Foam heat exchangers 45 and 55 are made from highly conductive materials such as aluminum, copper or graphite. Exchangers made from such materials are not only highly conductive, but because they are formed as a foam, they have a very high porosity and surface area to further enhance their heat transfer capacity. Traditional heat exchangers used in thermoelectric applications have fins to dissipate heat. In comparison to foam heat exchanges, finned heat exchangers have a very limited surface area. Furthermore, traditional heat exchangers are relatively heavy compared to foam heat exchangers 45 and 55 of the present invention. Reducing the weight and/or volume and increasing the heat transfer capacity of heat exchangers is of great concern when both small and large heating and cooling thermoelectric systems are used.

Referring to Table 1 in Fig. 2, the heat transfer coefficients, maximum temperature and weight savings of a traditional heat sink compared to three foam heat exchangers of differing porosities, is shown. Comparing Foam A having a porosity of 10 PPI (pores per inch), the coefficient of heat transfer is over eighty- seven (87) times greater that that of the traditional heat sink. By doubling the porosity of the foam heat exchanger to 20 PPI, the coefficient of heat transfer of the Foam B is increased to one hundred and thirty (130) times that of the convention heat sink. Again doubling the porosity of the foam heat exchanger to 40 PPI, the coefficient of heat transfer of the Foam C is increased to one hundred and eighty-eight (188) times that of the convention heat sink. Not only is there a tremendous increase in heat transfer capacity, but the weight savings of the foam heat exchangers is also significant. The substantial weight savings reduces the overall weight of the thermoelectric refrigeration or heating system is which these exchangers would be used. Further, by reducing the maximum temperature of the system, the overall temperature difference across the thermoelectric array is decreased significantly. The coefficient of performance (COP) of thermoelectric systems is defined as the heating or cooling capacity divided by the power

consumed. The COP is inversely proportional to the maximum temperature difference across the array.

Referring to Fig. 3, a first embodiment of the present invention having a thermoelectric system 90 using foam heat exchangers 95 and 100 configured in a heating mode, is shown. A DC voltage from a power source 105 is applied across thermoelectric elements 120 and a current 110 flows in the direction shown. Pairs 115 (P and N pairs) of thermoelectric elements 120 absorb heat from a surface 125 and release heat to a surface 130 at the opposite side of device 120. Surface 125 where the heat energy is absorbed becomes cold and the opposite surface 130 where the heat energy is released becomes hot. This "heat pumping" phenomenon, known as the Peltier effect, is commonly used in thermoelectric refrigeration or heating. In this embodiment, fan 135 forces air through heat exchanger 100 which absorbs heat and is cooled. Fan 140 forces air through heat exchanger 95 to transport heat away from surface 130 to be heated. Power source 105 used in this configuration can be a battery, a fuel cell or any other similar device used to supply current. Thermoelectric system 90 can be converted from a heating mode to a cooling by reversing the polarity of DC poser supply 105.

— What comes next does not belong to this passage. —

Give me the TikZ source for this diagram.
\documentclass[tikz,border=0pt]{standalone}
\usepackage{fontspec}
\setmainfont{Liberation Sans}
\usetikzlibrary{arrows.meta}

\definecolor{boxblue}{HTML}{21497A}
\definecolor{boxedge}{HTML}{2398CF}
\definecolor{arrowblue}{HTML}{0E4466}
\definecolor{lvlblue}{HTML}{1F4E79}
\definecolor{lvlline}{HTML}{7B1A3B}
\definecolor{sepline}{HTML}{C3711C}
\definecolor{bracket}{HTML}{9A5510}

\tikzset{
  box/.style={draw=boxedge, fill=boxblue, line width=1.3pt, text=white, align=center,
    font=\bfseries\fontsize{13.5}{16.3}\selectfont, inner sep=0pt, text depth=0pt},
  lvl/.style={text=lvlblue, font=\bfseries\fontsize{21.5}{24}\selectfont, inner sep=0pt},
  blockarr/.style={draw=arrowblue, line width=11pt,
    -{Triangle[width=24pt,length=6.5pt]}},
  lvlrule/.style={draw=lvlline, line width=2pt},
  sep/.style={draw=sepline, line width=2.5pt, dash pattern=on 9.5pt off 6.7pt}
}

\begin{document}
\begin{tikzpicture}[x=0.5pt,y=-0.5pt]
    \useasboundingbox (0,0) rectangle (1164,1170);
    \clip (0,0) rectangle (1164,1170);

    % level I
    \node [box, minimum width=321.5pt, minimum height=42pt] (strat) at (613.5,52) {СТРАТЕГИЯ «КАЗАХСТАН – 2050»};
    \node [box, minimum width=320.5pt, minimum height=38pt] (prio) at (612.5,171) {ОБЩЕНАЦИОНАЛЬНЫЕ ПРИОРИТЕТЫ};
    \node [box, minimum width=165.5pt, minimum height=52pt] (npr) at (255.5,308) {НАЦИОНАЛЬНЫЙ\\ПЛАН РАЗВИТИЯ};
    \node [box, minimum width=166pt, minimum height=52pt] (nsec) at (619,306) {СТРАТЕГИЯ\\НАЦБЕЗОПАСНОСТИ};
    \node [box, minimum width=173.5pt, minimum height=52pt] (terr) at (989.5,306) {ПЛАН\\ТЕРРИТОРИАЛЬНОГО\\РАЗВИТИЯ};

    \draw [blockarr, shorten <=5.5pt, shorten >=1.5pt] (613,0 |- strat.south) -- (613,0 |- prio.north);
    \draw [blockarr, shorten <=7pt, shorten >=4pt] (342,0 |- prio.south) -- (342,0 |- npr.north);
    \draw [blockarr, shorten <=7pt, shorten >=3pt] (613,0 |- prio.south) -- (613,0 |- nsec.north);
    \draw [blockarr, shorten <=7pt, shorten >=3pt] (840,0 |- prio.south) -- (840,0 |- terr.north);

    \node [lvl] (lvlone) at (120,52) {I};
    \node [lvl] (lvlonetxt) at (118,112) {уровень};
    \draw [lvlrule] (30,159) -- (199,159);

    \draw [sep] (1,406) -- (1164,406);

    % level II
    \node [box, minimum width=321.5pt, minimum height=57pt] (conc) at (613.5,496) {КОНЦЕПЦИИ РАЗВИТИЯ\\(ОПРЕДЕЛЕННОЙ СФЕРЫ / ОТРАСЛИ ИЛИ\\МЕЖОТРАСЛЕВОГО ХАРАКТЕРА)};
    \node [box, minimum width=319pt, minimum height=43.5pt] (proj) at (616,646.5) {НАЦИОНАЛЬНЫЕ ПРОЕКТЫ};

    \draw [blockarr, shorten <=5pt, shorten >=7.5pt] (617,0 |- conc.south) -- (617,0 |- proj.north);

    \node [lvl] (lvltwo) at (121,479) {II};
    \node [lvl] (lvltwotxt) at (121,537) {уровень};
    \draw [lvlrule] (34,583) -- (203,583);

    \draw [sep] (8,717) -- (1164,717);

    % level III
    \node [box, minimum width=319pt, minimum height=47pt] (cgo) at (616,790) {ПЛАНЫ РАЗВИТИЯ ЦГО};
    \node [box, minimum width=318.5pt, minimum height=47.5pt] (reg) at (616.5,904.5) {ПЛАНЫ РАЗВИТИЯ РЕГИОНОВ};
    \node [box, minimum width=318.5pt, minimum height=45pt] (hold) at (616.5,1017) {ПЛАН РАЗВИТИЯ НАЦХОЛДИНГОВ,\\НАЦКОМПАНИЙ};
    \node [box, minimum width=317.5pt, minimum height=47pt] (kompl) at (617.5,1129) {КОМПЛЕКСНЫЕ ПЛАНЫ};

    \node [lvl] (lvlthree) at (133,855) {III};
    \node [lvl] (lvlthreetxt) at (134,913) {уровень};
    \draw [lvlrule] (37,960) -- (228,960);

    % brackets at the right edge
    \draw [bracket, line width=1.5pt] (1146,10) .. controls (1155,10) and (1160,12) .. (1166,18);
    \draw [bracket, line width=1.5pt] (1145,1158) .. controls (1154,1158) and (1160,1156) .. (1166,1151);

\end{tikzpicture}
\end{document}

Foam heat exchangers 95 and 100 provide substantial heat transfer capacity across surfaces 130 and 125, respectively, compared to traditional heat sinks to increase the efficiency of system 90. By having a high heat transfer coefficient foam heat exchangers 95 and 100, a lower the temperature difference between the opposing surfaces of thermoelectric elements 120, is achieved. This low temperature difference increases the performance of the overall system 90 by consuming less energy. Thus the overall system, whether it is configured as a heating or a cooling system, has a very high performance.

Fig. 4 shows the relationship between performance of the system and the coefficient of heat transfer using the foam heat exchangers of a typical

thermoelectric system. Coefficient of performance is defined as heating or cooling capacity divided by the power consumed by the system.

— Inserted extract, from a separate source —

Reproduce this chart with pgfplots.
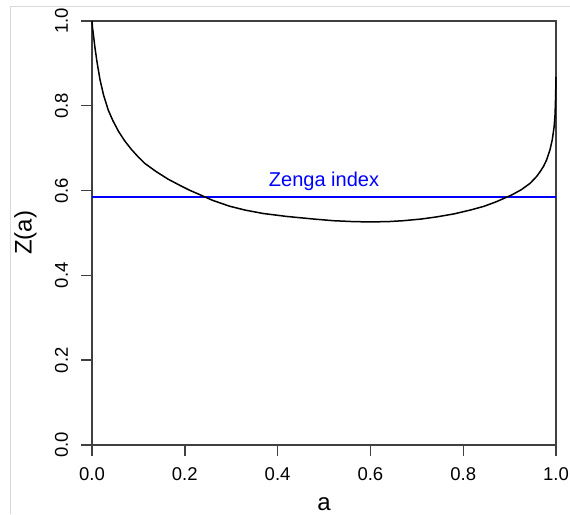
\documentclass[border=0pt]{standalone}
\usepackage{fontspec}
\setmainfont{Liberation Sans}
\usepackage{pgfplots}
\pgfplotsset{compat=1.18}
\begin{document}
\begin{tikzpicture}
\begin{axis}[
  scale only axis,
  width=464pt, height=424pt,
  xmin=0, xmax=1, ymin=0, ymax=1,
  xtick={0,0.2,0.4,0.6,0.8,1.0}, ytick={0,0.2,0.4,0.6,0.8,1.0},
  xticklabels={0.0,0.2,0.4,0.6,0.8,1.0},
  yticklabels={0.0,0.2,0.4,0.6,0.8,1.0},
  tick align=outside, major tick length=11pt,
  xtick pos=bottom, ytick pos=left,
  axis line style={line width=1.4pt, black!75},
  every tick/.style={line width=1.4pt, black!75},
  xticklabel style={font=\fontsize{18.5}{18.5}\selectfont, anchor=base, yshift=-24pt},
  yticklabel style={font=\fontsize{18.5}{18.5}\selectfont, xshift=-13pt, rotate=90, anchor=base},
  every axis x label/.style={at={(axis description cs:0.5,0)}, anchor=base, yshift=-65pt, font=\fontsize{24}{24}\selectfont},
  every axis y label/.style={at={(axis description cs:0,0.5)}, xshift=-60.3pt, rotate=90, anchor=base, font=\fontsize{24}{24}\selectfont},
  xlabel={a}, ylabel={Z(a)},
  clip=false,
]
\addplot[draw=blue, line width=1.6pt] table {
x y
0 0.585
1 0.585
};
\addplot[draw=black, line width=1.5pt] coordinates {
(0,1.0) (0.001,0.985) (0.003,0.968) (0.0065,0.936) (0.011,0.902) (0.0172,0.862) (0.025,0.825) (0.035,0.790)
(0.045,0.765) (0.057,0.740) (0.07,0.718) (0.085,0.697) (0.1,0.679) (0.114,0.664) (0.138,0.645) (0.164,0.627)
(0.19,0.612) (0.21,0.601) (0.229,0.592) (0.26,0.577) (0.297,0.563) (0.33,0.554) (0.369,0.546) (0.42,0.539)
(0.477,0.533) (0.52,0.529) (0.56,0.527) (0.60,0.526) (0.64,0.527) (0.671,0.529) (0.71,0.533) (0.743,0.538)
(0.78,0.545) (0.815,0.554) (0.845,0.563) (0.872,0.574) (0.905,0.590) (0.925,0.602) (0.944,0.617) (0.958,0.633)
(0.966,0.645) (0.973,0.657) (0.980,0.673) (0.987,0.696) (0.992,0.720) (0.996,0.751) (0.998,0.780) (0.999,0.815) (1.0,0.868)
};
\node[anchor=base, text=blue, font=\fontsize{20}{20}\selectfont, inner sep=0pt] at (axis cs:0.5,0.609) {Zenga index};
\end{axis}
\draw[black!15, line width=0.8pt] ([shift={(-81.3pt,-69pt)}]current axis.south west) -- ([shift={(-81.3pt,15pt)}]current axis.north west) -- ([shift={(14pt,15pt)}]current axis.north east);
\pgfresetboundingbox
\path ([shift={(-92pt,-69pt)}]current axis.south west) rectangle ([shift={(14pt,21pt)}]current axis.north east);
\end{tikzpicture}
\end{document}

Referring to Figs. 5 a second configuration of a foam heat exchanger system 150 is shown. Foam heat exchanger system 150 has a thermoelectric array 155 having a series of thermoelectric pairs 160 arranged in series. Thermoelectric device array 155 has surfaces 165 and 170. System 150 is arranged to have a single foam heat exchanger 175 to dissipate heat from surface 170. Depending upon the application, a second foam heat exchanger may not be required. Alternatively, a traditional heat exchanger may be used in place of a foam heat exchanger depending upon the application and placed adjacent surface 165. Different configurations of placing foam heat exchangers can be used to maximize heat transfer and depending upon the application. Similarly, a single system can include several thermoelectric array, each having one or more foam heat exchangers.

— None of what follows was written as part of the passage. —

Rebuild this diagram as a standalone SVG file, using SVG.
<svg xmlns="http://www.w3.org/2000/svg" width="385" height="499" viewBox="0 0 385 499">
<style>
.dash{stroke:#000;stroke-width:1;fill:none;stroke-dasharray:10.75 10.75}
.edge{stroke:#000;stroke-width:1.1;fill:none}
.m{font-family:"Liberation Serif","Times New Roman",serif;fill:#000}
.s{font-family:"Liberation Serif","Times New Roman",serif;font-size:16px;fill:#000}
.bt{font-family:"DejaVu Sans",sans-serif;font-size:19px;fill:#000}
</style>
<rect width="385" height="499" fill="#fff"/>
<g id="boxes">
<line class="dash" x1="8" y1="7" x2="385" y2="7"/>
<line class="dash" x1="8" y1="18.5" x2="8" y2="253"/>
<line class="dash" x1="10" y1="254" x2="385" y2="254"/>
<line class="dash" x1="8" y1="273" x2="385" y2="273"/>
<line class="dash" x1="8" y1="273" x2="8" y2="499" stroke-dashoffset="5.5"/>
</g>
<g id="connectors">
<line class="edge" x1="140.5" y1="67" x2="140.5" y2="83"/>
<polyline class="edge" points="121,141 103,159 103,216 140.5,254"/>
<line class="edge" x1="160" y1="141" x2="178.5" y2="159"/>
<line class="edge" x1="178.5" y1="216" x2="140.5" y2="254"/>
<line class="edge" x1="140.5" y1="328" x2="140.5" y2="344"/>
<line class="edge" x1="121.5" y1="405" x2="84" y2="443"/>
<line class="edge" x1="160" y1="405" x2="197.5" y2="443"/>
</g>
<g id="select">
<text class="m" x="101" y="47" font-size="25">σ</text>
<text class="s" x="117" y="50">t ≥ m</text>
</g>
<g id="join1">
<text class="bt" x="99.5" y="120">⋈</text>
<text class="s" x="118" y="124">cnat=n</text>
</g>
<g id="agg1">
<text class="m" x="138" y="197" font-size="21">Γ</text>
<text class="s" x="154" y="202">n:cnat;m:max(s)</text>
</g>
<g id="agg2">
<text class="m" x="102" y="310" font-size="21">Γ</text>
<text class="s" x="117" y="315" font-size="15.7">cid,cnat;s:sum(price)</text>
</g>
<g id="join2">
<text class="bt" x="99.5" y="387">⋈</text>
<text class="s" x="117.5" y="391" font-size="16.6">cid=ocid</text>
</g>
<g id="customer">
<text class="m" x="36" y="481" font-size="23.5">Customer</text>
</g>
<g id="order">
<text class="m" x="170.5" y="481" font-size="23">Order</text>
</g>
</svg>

In Fig. 6 a third embodiment of a foam heat exchanger system 180, is shown. System 180 is arranged similar to the system of Fig. 5, except that the heat exchanger is a combination foam and fin heat exchanger 185. System 80 has an array 190 of thermoelectric elements 195. Elements 195 have surfaces 200 and 205. In the embodiment of Fig. 5, a second foam heat exchanger may not be required. Alternatively, a traditional heat exchanger may be used in place of a foam heat exchanger depending upon the application. Additionally, different configurations of placing foam heat exchangers can be used to maximize heat transfer and depending upon the application.

While the instant disclosure has been described with reference to one or more exemplary embodiments, it will be understood by those skilled in the art that various changes may be made and equivalents may be substituted for elements thereof without departing from the scope thereof. In addition, many modifications may be made to adapt a particular situation or material to the

teachings of the disclosure without departing from the scope thereof. Therefore, it is intended that the disclosure not be limited to the particular embodiment(s) disclosed as the best mode contemplated for carrying out this invention, but that the invention will include all embodiments falling within the scope of the appended claims.